The plaintiff started various political campaigns to present its views on, among other things, a government austerity package, the financial transaction tax, a double tax treaty with Switzerland, combating tax evasion, tax advantages for investment funds, a railway project, weekly working hours, an unconditional basic income, and wage inequality. (Id. at 3–6.)

In the spring of 2014, the plaintiff received notice from the tax office that its public-benefit status had been revoked retroactively as of the year 2010. In justifying this decision, the tax office argued that ATTAC had pursued activities of a political nature beyond its prescribed public-benefit purposes. (Id. at 7.)

Relevant Law

The German Fiscal Code provides that companies that directly and exclusively serve public-benefit, charitable, or religious purposes qualify for tax-exempt status. A corporation serves public-benefit purposes “if its activity is dedicated to the altruistic advancement of the general public in material, spiritual, or moral respects.” The law provides an exhaustive list of public-benefit purposes which include, among other things, “the general advancement of democratic government,” but explicitly excludes “endeavours which are solely in pursuit of specific individual interests of a civic nature.” (Id. at 17; ABGABENORDNUNG [AO] [FISCAL CODE], Oct. 1, 2002, BUNDESGESETZBLATT [BGBl.] [FEDERAL LAW GAZETTE] I at 3866; 2003 BGBl. I at 61, as amended, § 52, German Laws Online website.)

Ruling

The Court reiterated that, according to its established case law, “the altruistic advancement of the general public” does not include engaging in political purposes. (BFH at 18.) In citing its case law it stated that “a political purpose cannot be the sole or main purpose specified in the bylaws of a corporation,” “nor can the association solely or mainly pursue a political objective with its actual management.” (Id. (translation by author).) Neither “influencing the development of political opinion” nor “forming the people’s political will” are part of the “advancement of the general public.” (Id.)

However, the Court stated that general political activity must be differentiated from influencing the forming of political will and public opinion in order to pursue one of the public-benefit purposes listed in the German Fiscal Code. According to established BFH case law, nonprofit status is not affected if one of the tax-privileged activities is “on a case-by-case basis necessarily combined with a political objective” or a critical public discussion and information. (Id. at 20, 21; see also Jenny Gesley, Germany: Nonprofits May Engage in Non-Partisan Politics Without Losing Tax-Exempt Status, GLOBAL LEGAL MONITOR (Sept. 8, 2017).) The Court added that within the framework of allowed political activity to further the public-benefit goals codified in the Fiscal Code, the organization must remain nonpartisan. (BFH at 22.)
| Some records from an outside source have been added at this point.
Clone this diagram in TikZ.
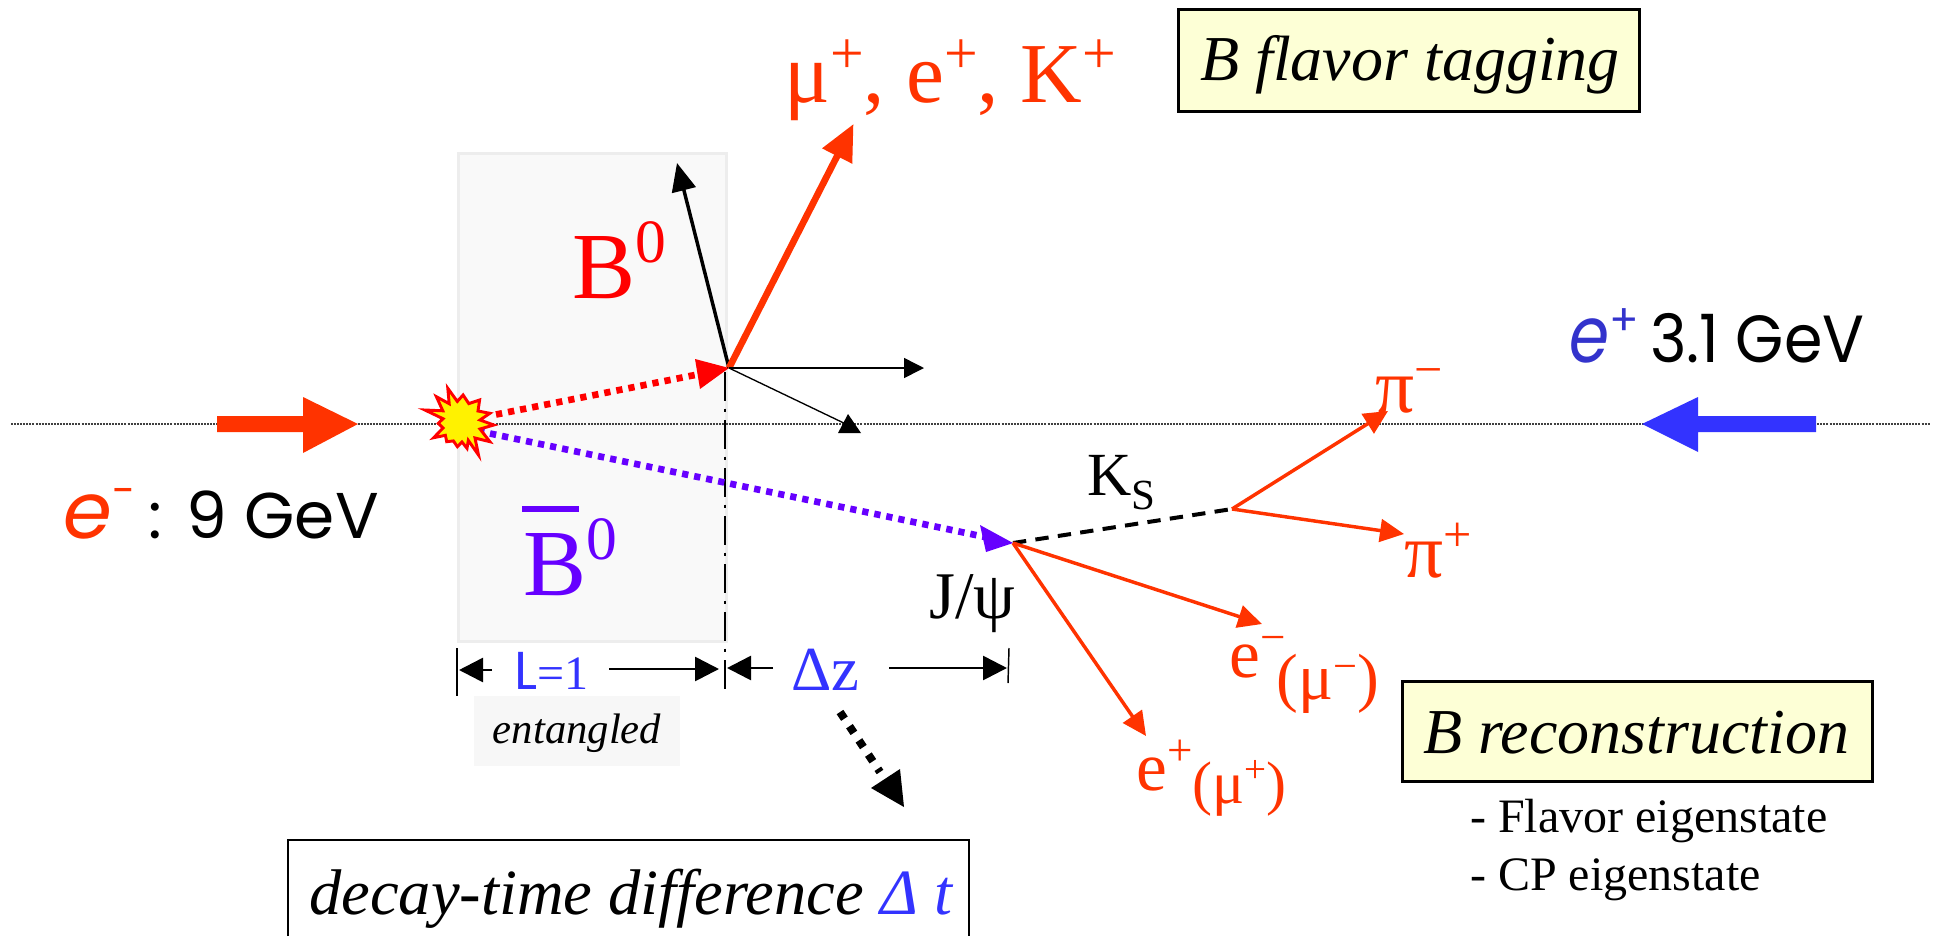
\documentclass[tikz,border=0pt]{standalone}
\usepackage{fontspec}
\setmainfont{Liberation Serif}
\newfontfamily\comic{Poppins}
\usetikzlibrary{arrows.meta}
\definecolor{orng}{HTML}{FF3300}
\definecolor{blu}{HTML}{3333FF}
\definecolor{dblu}{HTML}{3333CC}
\definecolor{purp}{HTML}{6600FF}
\definecolor{rd}{HTML}{FF0000}
\definecolor{paleyellow}{HTML}{FDFFD6}
\newcommand\fs[1]{\fontsize{#1}{#1}\selectfont}
\newcommand\sps[2][.33em]{\raisebox{#1}{\scalebox{.65}{#2}}}
\newcommand\spt[1]{\raisebox{.33em}{\scalebox{.7}{#1}}}
\newcommand\sbs[1]{\raisebox{-.23em}{\scalebox{.7}{#1}}}
\newcommand\sq[2]{\scalebox{#1}[1]{#2}}
\tikzset{
 lbl/.style={inner sep=0pt,anchor=base west},
 yellowbox/.style={draw=black,line width=1.9pt,fill=paleyellow},
 decay/.style={orng,line width=2.6pt,-{Triangle[length=18pt,width=17pt]}},
 thin arrow/.style={black,-{Triangle[length=15pt,width=15pt]}},
 dim/.style={black,line width=2pt,-{Triangle[length=18pt,width=18pt]}},
 tick/.style={black,line width=1.1pt},
 dots/.style={line width=5pt,dash pattern=on 4.7pt off 4.5pt},
}
\begin{document}
\begin{tikzpicture}[x=0.75pt,y=-0.75pt]
\useasboundingbox (0,0) rectangle (1937,936);
% entangled region
\node[draw=black!7,line width=2pt,fill=black!2.5,minimum width=201pt,minimum height=366pt,inner sep=0pt,anchor=north west] (region) at (457,152) {};
\node[fill=black!3,minimum width=154.5pt,minimum height=53pt,inner sep=0pt] (entbox) at (577,731) {};
\node[inner sep=0pt] (enttext) at (577,733) {\fs{32pt}\itshape entangled};
% beam line
\coordinate (beamL) at (11,424);
\coordinate (beamR) at (1930,424);
\draw[black!75,line width=1.1pt,dash pattern=on 1.5pt off 0.8pt] (beamL) -- (beamR);
% coordinates
\coordinate (V1) at (729,368);
\coordinate (V2) at (1013,543);
\coordinate (V3) at (1232,509);
\coordinate (tagtip) at (853.5,124);
\coordinate (bk1) at (677,163);
\coordinate (bk2) at (924,368);
\coordinate (bk3) at (850,426);
\coordinate (pim) at (1388,411);
\coordinate (pip) at (1404,534);
\coordinate (em) at (1262,624);
\coordinate (ep) at (1146,736);
% vertical dash-dot
\coordinate (vtop) at (725,372);
\coordinate (vbot) at (725,689);
\draw[black,line width=2.2pt,dash pattern=on 22pt off 5.5pt on 2.5pt off 6pt] (vtop) -- (vbot);
% beams
\fill[orng] (217,416) -- (303,416) -- (303,397) -- (358,424) -- (303,453) -- (303,432) -- (217,432) -- cycle;
\fill[blu] (1816,416) -- (1698,416) -- (1698,397) -- (1642,424) -- (1698,452) -- (1698,432) -- (1816,432) -- cycle;
% B lines
\coordinate (rs) at (496,414.5);
\coordinate (re) at (700,374);
\coordinate (ps) at (478,431);
\coordinate (pe) at (990,538);
\draw[rd,dots] (rs) -- (re);
\fill[rd] (729,368) -- (695,359) -- (700,389) -- cycle;
\draw[purp,dots] (ps) -- (pe);
\fill[purp] (V2) -- (980,525) -- (986,552) -- cycle;
% burst
\draw[fill=yellow,draw=rd,line width=2.2pt,miter limit=10]
 (447.8,388.3) -- (457.3,401.4) -- (463.1,395) -- (468.8,403.6) -- (479.6,400) -- (478,411) -- (489.9,413.3) -- (480,420) -- (493.8,425) -- (480,429) -- (489.9,441.7) -- (475,438) -- (478.5,455) -- (468.3,440.4) -- (467,448.3) -- (462,442) -- (457.4,446.7) -- (453.4,440.9) -- (446.7,441.7) -- (445.4,435.3) -- (433.7,437.7) -- (443,428) -- (438.3,423.3) -- (443,418.7) -- (424.9,410) -- (442.8,410.8) -- (436.4,396.7) -- (449.2,403.7) -- cycle;
% tag arrows
\draw[black,line width=2.6pt,-{Triangle[length=21pt,width=18pt]}] (V1) -- (bk1);
\draw[orng,line width=5pt,-{Triangle[length=27pt,width=24pt]}] (V1) -- (tagtip);
\draw[thin arrow,line width=1.1pt] (V1) -- (bk2);
\draw[black,line width=1pt] (V1) -- (bk3);
\fill[black] (848,414) -- (838,433) -- (861,433) -- cycle;
% B decay
\draw[black,line width=3pt,dash pattern=on 10pt off 7pt] (V2) -- (V3);
\draw[decay] (V3) -- (pim);
\draw[decay] (V3) -- (pip);
\draw[decay] (V2) -- (em);
\draw[decay] (V2) -- (ep);
% dims
\coordinate (t1a) at (457,648); \coordinate (t1b) at (457,696);
\coordinate (t2a) at (1009,648); \coordinate (t2b) at (1008,683);
\draw[tick] (t1a) -- (t1b);
\draw[tick] (t2a) -- (t2b);
\draw[dim] (492,670) coordinate (a1) -- (459,670);
\draw[dim] (609,669) coordinate (a2) -- (719,669);
\draw[dim] (773,668) coordinate (a3) -- (727,668);
\draw[dim] (889,668) coordinate (a4) -- (1007,668);
% dotted
\draw[black,line width=6pt,dash pattern=on 6pt off 6.8pt] (840,712) coordinate (d1) -- (880,772) coordinate (d2);
\fill[black] (904,807) -- (900,769) -- (871,788) -- cycle;
% labels
\node[lbl,text=orng] (tag) at (784,102) {\fs{64pt}μ\spt{+}, e\spt{+}, K\spt{+}};
\node[yellowbox,minimum width=345.75pt,minimum height=76.5pt,inner sep=0pt,anchor=north west] (bflav) at (1177,8) {};
\node[lbl] (bflavt) at (1200,80) {\fs{48pt}\itshape B flavor tagging};
\node[lbl,text=rd] (B0) at (572,298) {\fs{71pt}B\sps[.37em]{0}};
\node[lbl,text=purp] (B0bar) at (523,595) {\fs{71pt}B\sps[.37em]{0}};
\draw[purp,line width=3.8pt] (522,509) coordinate (barA) -- (579,509) coordinate (barB);
\node[lbl] (eminus) at (63,538) {\fs{48.5pt}\comic\textcolor{orng}{\textit{\fs{59pt}e}\sps[.5em]{-}}\hspace{10pt}:\hspace{1pt} 9 GeV};
\node[lbl] (eplus) at (1569,362) {\fs{50pt}\comic\textcolor{dblu}{\sq{.82}{\textit{\fs{59pt}e}}\sps[.4em]{+}}\hspace{-5pt} \sq{.93}{3.1 GeV}};
\node[lbl,text=orng] (pimL) at (1375,412) {\fs{58pt}π\sps{−}};
\node[lbl,text=orng] (pipL) at (1404,577) {\fs{58pt}π\sps{+}};
\node[lbl] (Ks) at (1087,495) {\fs{46pt}K\sbs{S}};
\node[lbl] (jpsi) at (929,618) {\fs{50pt}J/ψ};
\node[lbl,text=orng] (emL) at (1229,677) {\fs{52pt}e\sps[.36em]{−}\kern-.13em\raisebox{-.33em}{\fs{49pt}(μ\sps[.3em]{−})}};
\node[lbl,text=orng] (epL) at (1136,790) {\fs{52pt}e\sps[.36em]{+}\raisebox{-.2em}{\fs{45pt}(μ\sps[.35em]{+})}};
\node[lbl,text=blu] (L1) at (514,689) {\fs{36pt}{\comic\fs{40pt}L}=1};
\node[lbl,text=blu] (dz) at (791,690) {\fs{47pt}Δz};
\node[yellowbox,minimum width=352.5pt,minimum height=75pt,inner sep=0pt,anchor=north west] (brec) at (1401,680) {};
\node[lbl] (brect) at (1423,753) {\fs{48pt}\itshape B reconstruction};
\node[lbl] (fl) at (1470,832) {\fs{36pt}- Flavor eigenstate};
\node[lbl] (cp) at (1470,890) {\fs{36pt}- CP eigenstate};
\node[lbl] (dt) at (309,914) {\fs{48.4pt}\itshape decay-time difference \textcolor{blu}{Δ t}};
\draw[black,line width=1.6pt] (288,936) coordinate (da) -- (288,840) coordinate (db) -- (969,840) coordinate (dc) -- (969,936) coordinate (dd);
\end{tikzpicture}
\end{document}
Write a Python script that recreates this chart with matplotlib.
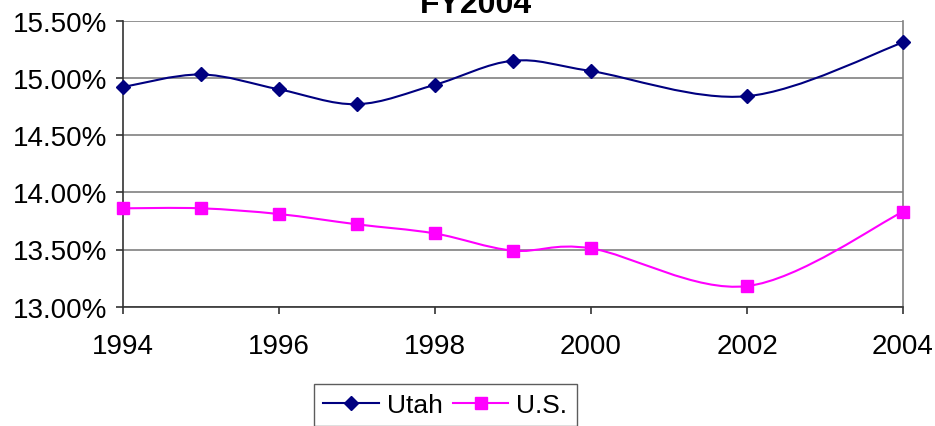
import matplotlib
matplotlib.use("Agg")
import matplotlib.pyplot as plt
from matplotlib.path import Path
from matplotlib.patches import PathPatch
from matplotlib.lines import Line2D
from matplotlib.ticker import FuncFormatter

plt.rcParams["font.family"] = ["Liberation Sans", "DejaVu Sans"]

# ── Data ─────────────────────────────────────────────────────────────────────
years = [1994, 1995, 1996, 1997, 1998, 1999, 2000, 2002, 2004]
utah  = [14.92, 15.03, 14.90, 14.77, 14.94, 15.15, 15.06, 14.84, 15.31]
us    = [13.86, 13.86, 13.81, 13.72, 13.64, 13.49, 13.51, 13.18, 13.83]
title = "FY2004"
x_ticks = [1994, 1996, 1998, 2000, 2002, 2004]
y_ticks = [13.0, 13.5, 14.0, 14.5, 15.0, 15.5]

UTAH_C = "#000080"
US_C   = "#FF00FF"


def smooth_path(xs, ys):
    """Excel-style smoothed line: cubic Bezier through every point."""
    pts = list(zip(xs, ys))
    n = len(pts)
    verts = [pts[0]]
    codes = [Path.MOVETO]
    for i in range(n - 1):
        p0 = pts[max(i - 1, 0)]
        p1 = pts[i]
        p2 = pts[i + 1]
        p3 = pts[min(i + 2, n - 1)]
        c1 = (p1[0] + (p2[0] - p0[0]) / 6, p1[1] + (p2[1] - p0[1]) / 6)
        c2 = (p2[0] - (p3[0] - p1[0]) / 6, p2[1] - (p3[1] - p1[1]) / 6)
        verts += [c1, c2, p2]
        codes += [Path.CURVE4] * 3
    return Path(verts, codes)


fig = plt.figure(figsize=(9.35, 4.27), dpi=100)
ax = fig.add_axes([123 / 935, 1 - 307.7 / 427, (903 - 123) / 935, (307.7 - 21.7) / 427])

for ys, color, marker, ms in [(utah, UTAH_C, "D", 7.5), (us, US_C, "s", 8)]:
    ax.add_patch(PathPatch(smooth_path(years, ys), fill=False, edgecolor=color,
                           linewidth=1.5, zorder=3))
    ax.plot(years, ys, linestyle="none", marker=marker, markersize=ms,
            color=color, markeredgecolor=color, zorder=4, clip_on=False)

ax.set_xlim(1994, 2004)
ax.set_ylim(13.0, 15.5)
ax.set_xticks(x_ticks)
ax.set_yticks(y_ticks)
ax.yaxis.set_major_formatter(FuncFormatter(lambda v, _: f"{v:.2f}%"))
ax.grid(axis="y", color="#808080", linewidth=1.2)
ax.set_axisbelow(True)

ax.spines["top"].set_visible(False)
ax.spines["right"].set_color("#808080")
ax.spines["right"].set_linewidth(1.2)
for side in ["left", "bottom"]:
    ax.spines[side].set_color("#333333")
    ax.spines[side].set_linewidth(1.2)

ax.tick_params(axis="y", length=5, width=1.2, color="#333333", pad=6, labelsize=20)
ax.tick_params(axis="x", length=5, width=1.2, color="#333333", pad=14, labelsize=20)

fig.text(476 / 935, 1 - 13 / 427, title, ha="center", va="baseline",
         fontsize=23, fontweight="bold")

handles = [
    Line2D([], [], color=UTAH_C, linewidth=1.5, marker="D", markersize=7.5),
    Line2D([], [], color=US_C, linewidth=1.5, marker="s", markersize=8),
]
leg = fig.legend(handles, ["Utah", "U.S."], loc="upper left",
                 bbox_to_anchor=(314 / 935, 1 - 385 / 427), ncol=2,
                 fontsize=19, frameon=True, fancybox=False, shadow=False,
                 handlelength=2.1, handletextpad=0.3, columnspacing=0.4,
                 borderpad=0.35, borderaxespad=0)
leg.get_frame().set_edgecolor("#333333")
leg.get_frame().set_linewidth(1.0)

fig.savefig("out.png", dpi=100)
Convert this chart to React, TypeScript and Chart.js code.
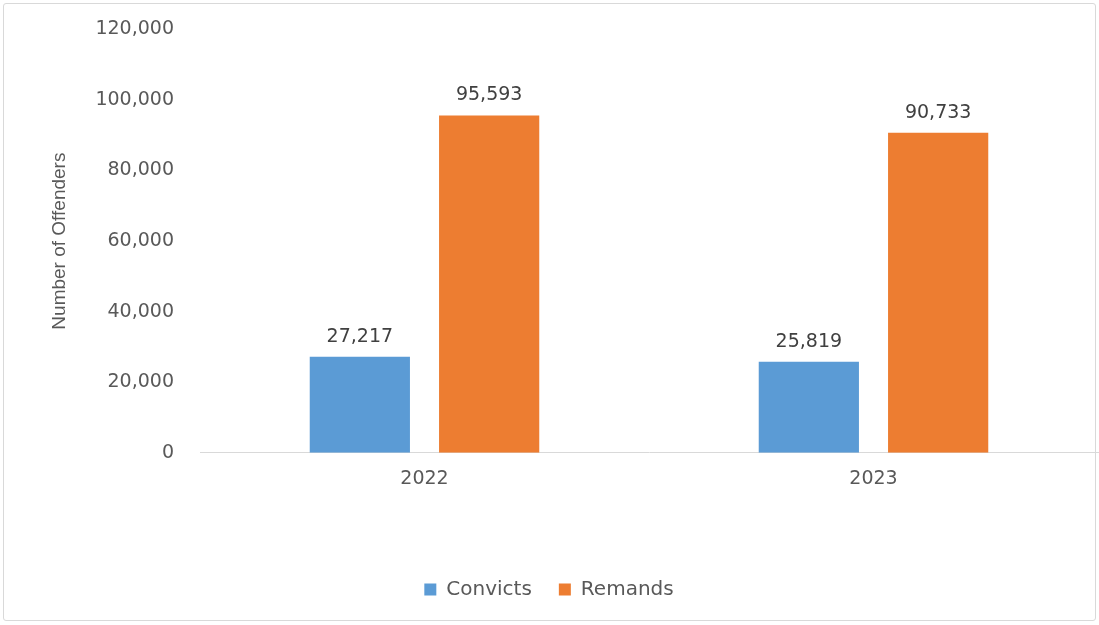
import React, { useEffect, useRef } from "react";
import { Chart, registerables } from "chart.js";

Chart.register(...registerables);

const categories = ["2022", "2023"];
const convicts = [27217, 25819];
const remands = [95593, 90733];
const seriesNames = ["Convicts", "Remands"];
const yMin = 0;
const yMax = 120000;
const yStep = 20000;

const fmt = (v: number) => v.toLocaleString("en-US");

const dataLabelPlugin = {
  id: "dataLabels",
  afterDatasetsDraw(chart: any) {
    const ctx = chart.ctx;
    ctx.save();
    ctx.font = "19px 'DejaVu Sans'";
    ctx.fillStyle = "#404040";
    ctx.textAlign = "center";
    ctx.textBaseline = "middle";
    chart.data.datasets.forEach((ds: any, i: number) => {
      const meta = chart.getDatasetMeta(i);
      meta.data.forEach((el: any, j: number) => {
        ctx.fillText(fmt(ds.data[j]), el.x, el.y - 20);
      });
    });
    ctx.restore();
  },
};

export default function App() {
  const ref = useRef<HTMLCanvasElement | null>(null);

  useEffect(() => {
    if (!ref.current) return;
    const chart = new Chart(ref.current, {
      type: "bar",
      data: {
        labels: categories,
        datasets: [
          {
            label: seriesNames[0],
            data: convicts,
            backgroundColor: "#5B9BD5",
            categoryPercentage: 0.576,
            barPercentage: 0.775,
          },
          {
            label: seriesNames[1],
            data: remands,
            backgroundColor: "#ED7D31",
            categoryPercentage: 0.576,
            barPercentage: 0.775,
          },
        ],
      },
      options: {
        animation: false,
        responsive: false,
        maintainAspectRatio: false,
        layout: { padding: { top: 12, bottom: 15.6, left: 0, right: 1 } },
        plugins: {
          legend: {
            position: "bottom",
            labels: {
              boxWidth: 12,
              boxHeight: 12,
              padding: 27,
              color: "#595959",
              font: { family: "'DejaVu Sans'", size: 20 },
            },
          },
          tooltip: { enabled: false },
        },
        scales: {
          x: {
            grid: { display: false },
            border: { display: true, color: "#d9d9d9", width: 1 },
            ticks: {
              color: "#595959",
              font: { family: "'DejaVu Sans'", size: 19 },
              padding: 7,
            },
            afterFit: (scale: any) => {
              scale.height = 99.6;
            },
          },
          y: {
            min: yMin,
            max: yMax,
            grid: { display: false },
            border: { display: false },
            ticks: {
              stepSize: yStep,
              color: "#595959",
              font: { family: "'DejaVu Sans'", size: 19 },
              padding: 18,
              callback: (v: any) => fmt(Number(v)),
            },
            title: {
              display: true,
              text: "Number of Offenders",
              color: "#595959",
              font: { family: "'Liberation Sans'", size: 19 },
              padding: { top: 48, bottom: 0 },
            },
            afterFit: (scale: any) => {
              scale.width = 200;
            },
          },
        },
      },
      plugins: [dataLabelPlugin],
    });
    return () => chart.destroy();
  }, []);

  return (
    <div
      style={{
        position: "fixed",
        left: 0,
        top: 0,
        width: 1099,
        height: 625,
        background: "#ffffff",
      }}
    >
      <div
        style={{
          position: "absolute",
          left: 3,
          top: 3,
          width: 1093,
          height: 618,
          border: "1px solid #d9d9d9",
          boxSizing: "border-box",
          borderRadius: 3,
        }}
      />
      <canvas
        ref={ref}
        width={1099}
        height={625}
        style={{ position: "absolute", left: 0, top: 0, width: 1099, height: 625 }}
      />
    </div>
  );
}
The Court held that the activities of ATTAC did not constitute the “advancement of adult education” as the lower court had ruled. (Id. at 31.) Adult education in connection with the general advancement of democratic government includes political education. However, according to the BFH, furthering adult education must be limited to education policy issues and requires discussing political questions “with an open mind.” Political education is not covered if the forming of political will and public opinion is used to advance an organization’s own agenda in the form of a “general political mandate.” (Id. at 23, 24, 28; FISCAL CODE § 52, para. 2, nos. 7, 24.) It concluded that the lower court had erred when it ruled that furthering political education entitles a nonprofit organization to call for concrete actions or to make demands regarding current political matters. (BFH at 31.)